Let's look at how this shows up in the wild. You'll see it in journalism all the time. A critic might describe a director's "bête noire" as being the interference of studio executives. In sports, the New York Yankees were famously the bête noire of the Boston Red Sox for decades (until 2004, at least).

  1. The Tech Industry: Privacy is the bête noire of big data companies. They want the data; the concept of privacy is the beast that stops them.
  2. Grammar Nerds: The "Oxford Comma" debate. For some, the omission of that comma is their literal bête noire. They cannot see a list without it without feeling a physical twitch in their eye.
  3. Fitness: Burpees. Ask anyone at a CrossFit gym. The burpee is the universal bête noire. It’s effective, yes. But it is hated with a passion that transcends regular dislike.

Is It Always Negative?

Technically, yes. You don't have a "good" bête noire. It is, by definition, an object of fear or detestation. However, there is a silver lining. Identifying your bête noire is the first step toward overcoming it.

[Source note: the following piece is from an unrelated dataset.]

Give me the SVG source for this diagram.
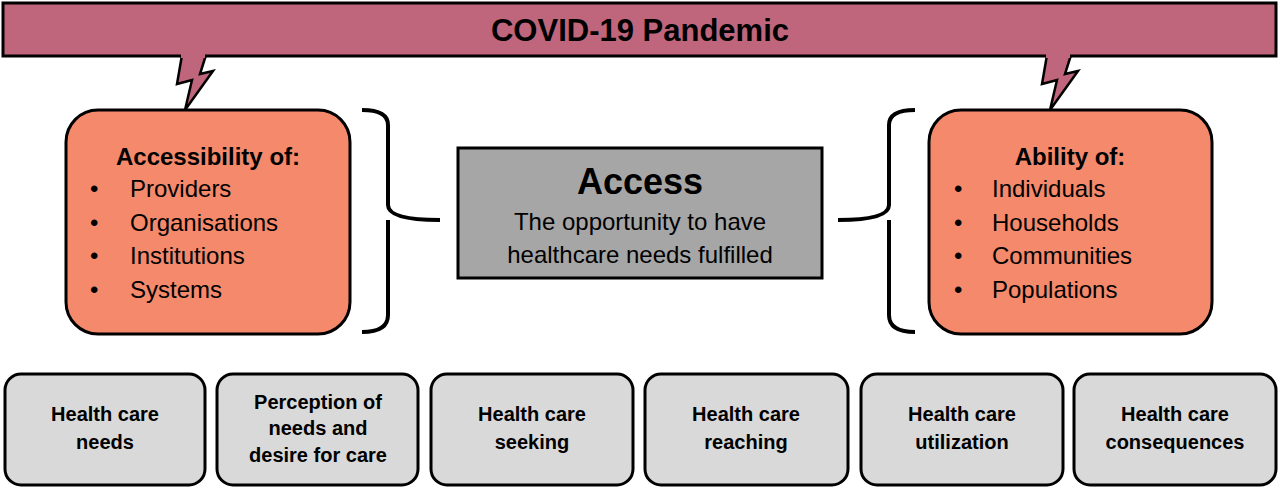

If you know that public speaking is your bête noire, you can stop pretending you just "don't like it" and start treating it like the formidable opponent it is. You prepare differently for a beast than you do for a nuisance.

Common Mistakes to Avoid

Don't pluralize it weirdly. In English, we usually just add an 's' to the end: bêtes noires.

Also, avoid using it for trivialities. If you say, "Tangled headphones are my bête noire," you're being hyperbolic. That's fine for a joke, but in a serious essay or a business meeting, it might make you sound like you're over-dramatizing small inconveniences. Save the "black beast" for the big stuff. The stuff that actually hinders your progress or ruins your week.

The Evolution of the Phrase

Language isn't static. In the 2020s, we're seeing bête noire used more in the context of "cancel culture" and social dynamics. Someone might be the bête noire of a particular social media platform—the person everyone loves to dunk on.

It’s interesting how a term that started with livestock and superstition has migrated into the digital age. But that’s the beauty of loanwords. They fill a gap. We didn't have a perfect English word for "that specific thing I hate that also kind of scares me and won't go away," so we borrowed one from the French.


Putting It to Use: Your Action Plan

Now that you’ve got the definition down, what do you do with it? Understanding the vocabulary is only half the battle. Using it to navigate your life is where the real value lies.

Audit your stressors. Take a minute. Think about your week. What is the one thing that caused the most disproportionate amount of stress? Was it a person? A specific software? A recurring conversation?

Label the beast. Once you identify it, call it out. "Okay, this project is my bête noire." There is power in naming things. It stops being a vague cloud of anxiety and becomes a defined target.

Research the history. If your bête noire is a person or a specific company policy, look into why it exists. Often, these things become "beasts" because we don't understand the mechanics behind them. Knowledge is the best weapon against a bête noire.

Stop equating it with 'annoyance.' Start using the term correctly in your writing and speech. When you use "bête noire" to describe a significant, recurring obstacle, you communicate a level of depth that "I don't like this" never will. It tells people that this is a challenge you take seriously.

Face the beast or bypass it. The thing about a bête noire is that it usually doesn't go away on its own. You either have to develop a specific strategy to defeat it, or you have to build a path that goes entirely around it. If it’s a person, maybe that means setting firm boundaries or changing departments. If it’s a task, maybe it’s time to automate it or delegate it.

Don't let the "black beast" live in your head rent-free. Define it, name it, and then decide how much power you're actually going to give it moving forward.

Check your favorite news site or a long-form essay today. I bet you’ll spot the phrase now that it’s on your radar. That’s how language works—once you know the name of the beast, you start seeing it everywhere.